Extract word for word the lines of the listing from its start to the line holding "from bokeh.resources import INLINE", both ends kept; pictures are not part of the copy.
|---|
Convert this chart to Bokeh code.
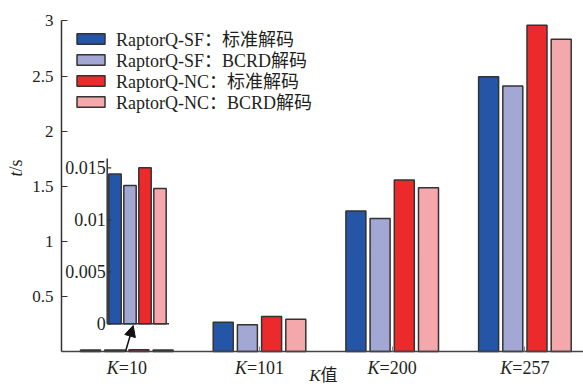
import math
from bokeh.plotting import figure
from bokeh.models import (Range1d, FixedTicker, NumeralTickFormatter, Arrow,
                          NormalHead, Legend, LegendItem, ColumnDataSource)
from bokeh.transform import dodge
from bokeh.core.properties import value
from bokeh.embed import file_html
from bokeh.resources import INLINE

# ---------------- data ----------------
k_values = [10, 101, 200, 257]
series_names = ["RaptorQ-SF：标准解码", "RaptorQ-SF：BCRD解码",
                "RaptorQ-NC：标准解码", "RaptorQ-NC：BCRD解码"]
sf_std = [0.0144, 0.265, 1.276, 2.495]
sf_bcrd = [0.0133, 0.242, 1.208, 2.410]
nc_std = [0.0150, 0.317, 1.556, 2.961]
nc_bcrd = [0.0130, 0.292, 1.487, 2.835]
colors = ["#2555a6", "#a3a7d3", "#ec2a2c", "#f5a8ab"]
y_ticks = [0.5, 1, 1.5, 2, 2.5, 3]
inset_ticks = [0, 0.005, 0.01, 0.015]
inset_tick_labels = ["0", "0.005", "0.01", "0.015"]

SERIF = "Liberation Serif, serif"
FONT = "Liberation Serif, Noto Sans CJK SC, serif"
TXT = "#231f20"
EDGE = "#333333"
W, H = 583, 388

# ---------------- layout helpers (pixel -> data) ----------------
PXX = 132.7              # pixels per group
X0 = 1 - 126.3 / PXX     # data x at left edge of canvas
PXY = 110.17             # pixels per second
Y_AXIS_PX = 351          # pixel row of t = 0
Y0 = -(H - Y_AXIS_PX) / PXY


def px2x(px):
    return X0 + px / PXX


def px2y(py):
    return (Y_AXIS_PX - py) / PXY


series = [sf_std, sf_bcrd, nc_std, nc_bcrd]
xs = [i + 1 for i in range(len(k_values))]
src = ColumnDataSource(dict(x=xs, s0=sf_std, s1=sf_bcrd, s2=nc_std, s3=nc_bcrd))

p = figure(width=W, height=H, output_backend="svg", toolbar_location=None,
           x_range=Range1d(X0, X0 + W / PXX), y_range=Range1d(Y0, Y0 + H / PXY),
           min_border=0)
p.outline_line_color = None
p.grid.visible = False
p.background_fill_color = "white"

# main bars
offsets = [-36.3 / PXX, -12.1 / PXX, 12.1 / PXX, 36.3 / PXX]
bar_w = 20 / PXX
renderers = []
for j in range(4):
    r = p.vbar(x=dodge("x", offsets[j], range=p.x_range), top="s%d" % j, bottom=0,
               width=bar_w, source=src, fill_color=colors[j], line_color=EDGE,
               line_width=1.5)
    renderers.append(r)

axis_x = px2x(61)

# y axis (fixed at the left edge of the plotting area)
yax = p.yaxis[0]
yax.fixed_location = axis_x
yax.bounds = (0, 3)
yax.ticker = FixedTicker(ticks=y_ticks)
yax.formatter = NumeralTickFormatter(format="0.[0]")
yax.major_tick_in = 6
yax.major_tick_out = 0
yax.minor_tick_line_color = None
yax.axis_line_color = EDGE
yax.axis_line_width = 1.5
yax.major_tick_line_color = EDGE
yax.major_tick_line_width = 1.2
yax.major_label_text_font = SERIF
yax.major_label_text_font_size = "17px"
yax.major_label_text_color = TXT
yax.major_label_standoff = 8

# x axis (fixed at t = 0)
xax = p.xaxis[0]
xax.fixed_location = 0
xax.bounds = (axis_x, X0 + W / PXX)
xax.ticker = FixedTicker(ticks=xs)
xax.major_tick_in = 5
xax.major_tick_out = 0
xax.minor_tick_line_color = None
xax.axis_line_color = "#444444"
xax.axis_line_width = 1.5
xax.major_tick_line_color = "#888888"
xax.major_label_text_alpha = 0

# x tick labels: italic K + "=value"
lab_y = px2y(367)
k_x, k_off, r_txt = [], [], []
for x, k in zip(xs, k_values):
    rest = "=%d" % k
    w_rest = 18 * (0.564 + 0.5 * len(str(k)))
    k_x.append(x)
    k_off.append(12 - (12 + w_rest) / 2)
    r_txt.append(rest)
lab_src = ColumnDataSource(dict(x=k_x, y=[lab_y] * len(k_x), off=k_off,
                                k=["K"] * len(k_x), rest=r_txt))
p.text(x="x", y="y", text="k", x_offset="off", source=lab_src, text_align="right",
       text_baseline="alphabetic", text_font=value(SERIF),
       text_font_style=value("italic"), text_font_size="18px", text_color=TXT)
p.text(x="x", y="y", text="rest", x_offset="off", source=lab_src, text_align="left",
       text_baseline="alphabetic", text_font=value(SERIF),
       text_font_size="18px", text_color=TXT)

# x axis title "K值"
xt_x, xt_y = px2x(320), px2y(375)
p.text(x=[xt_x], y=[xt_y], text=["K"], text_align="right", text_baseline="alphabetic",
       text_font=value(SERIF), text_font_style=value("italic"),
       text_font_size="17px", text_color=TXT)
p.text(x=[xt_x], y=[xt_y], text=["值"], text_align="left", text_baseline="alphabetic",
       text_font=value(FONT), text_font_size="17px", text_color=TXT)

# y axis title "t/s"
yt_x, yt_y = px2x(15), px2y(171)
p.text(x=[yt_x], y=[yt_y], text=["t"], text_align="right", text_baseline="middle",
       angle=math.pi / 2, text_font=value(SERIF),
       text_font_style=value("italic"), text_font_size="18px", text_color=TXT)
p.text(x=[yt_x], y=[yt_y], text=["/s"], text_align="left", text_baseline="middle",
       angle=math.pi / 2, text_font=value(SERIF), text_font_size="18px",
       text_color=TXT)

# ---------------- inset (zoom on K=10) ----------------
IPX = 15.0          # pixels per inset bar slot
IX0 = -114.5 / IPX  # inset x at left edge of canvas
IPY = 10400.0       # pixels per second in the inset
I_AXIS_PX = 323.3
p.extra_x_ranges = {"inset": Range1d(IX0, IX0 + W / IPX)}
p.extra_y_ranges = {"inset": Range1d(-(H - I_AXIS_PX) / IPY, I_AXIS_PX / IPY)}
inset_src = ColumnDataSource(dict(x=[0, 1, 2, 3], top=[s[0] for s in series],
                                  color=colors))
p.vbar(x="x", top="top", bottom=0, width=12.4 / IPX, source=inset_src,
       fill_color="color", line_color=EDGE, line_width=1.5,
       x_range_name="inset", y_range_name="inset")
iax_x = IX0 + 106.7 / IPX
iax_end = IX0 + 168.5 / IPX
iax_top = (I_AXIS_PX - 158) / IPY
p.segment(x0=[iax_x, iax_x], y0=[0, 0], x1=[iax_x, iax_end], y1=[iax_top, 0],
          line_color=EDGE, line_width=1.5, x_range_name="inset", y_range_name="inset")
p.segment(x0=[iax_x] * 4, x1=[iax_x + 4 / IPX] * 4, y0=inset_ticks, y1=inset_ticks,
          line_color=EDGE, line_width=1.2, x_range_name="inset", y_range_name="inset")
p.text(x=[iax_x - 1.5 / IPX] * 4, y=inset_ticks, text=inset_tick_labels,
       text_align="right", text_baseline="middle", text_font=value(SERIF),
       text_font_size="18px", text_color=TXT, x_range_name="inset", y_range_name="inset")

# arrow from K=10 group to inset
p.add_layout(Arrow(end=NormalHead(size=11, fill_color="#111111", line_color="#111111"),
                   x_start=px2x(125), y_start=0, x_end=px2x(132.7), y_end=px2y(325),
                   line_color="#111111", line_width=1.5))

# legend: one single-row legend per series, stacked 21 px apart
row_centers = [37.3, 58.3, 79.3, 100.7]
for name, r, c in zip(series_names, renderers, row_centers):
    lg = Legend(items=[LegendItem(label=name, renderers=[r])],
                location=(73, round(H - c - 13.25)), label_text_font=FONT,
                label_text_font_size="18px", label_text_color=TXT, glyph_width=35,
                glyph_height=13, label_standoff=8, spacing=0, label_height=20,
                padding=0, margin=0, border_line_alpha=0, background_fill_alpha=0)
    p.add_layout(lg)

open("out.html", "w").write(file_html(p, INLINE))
|---|
**SOLUTION TO THE EXERCISE:**
Convert this chart to Bokeh code.
import math
from bokeh.plotting import figure
from bokeh.models import (Range1d, FixedTicker, NumeralTickFormatter, Arrow,
                          NormalHead, Legend, LegendItem, ColumnDataSource)
from bokeh.transform import dodge
from bokeh.core.properties import value
from bokeh.embed import file_html
from bokeh.resources import INLINE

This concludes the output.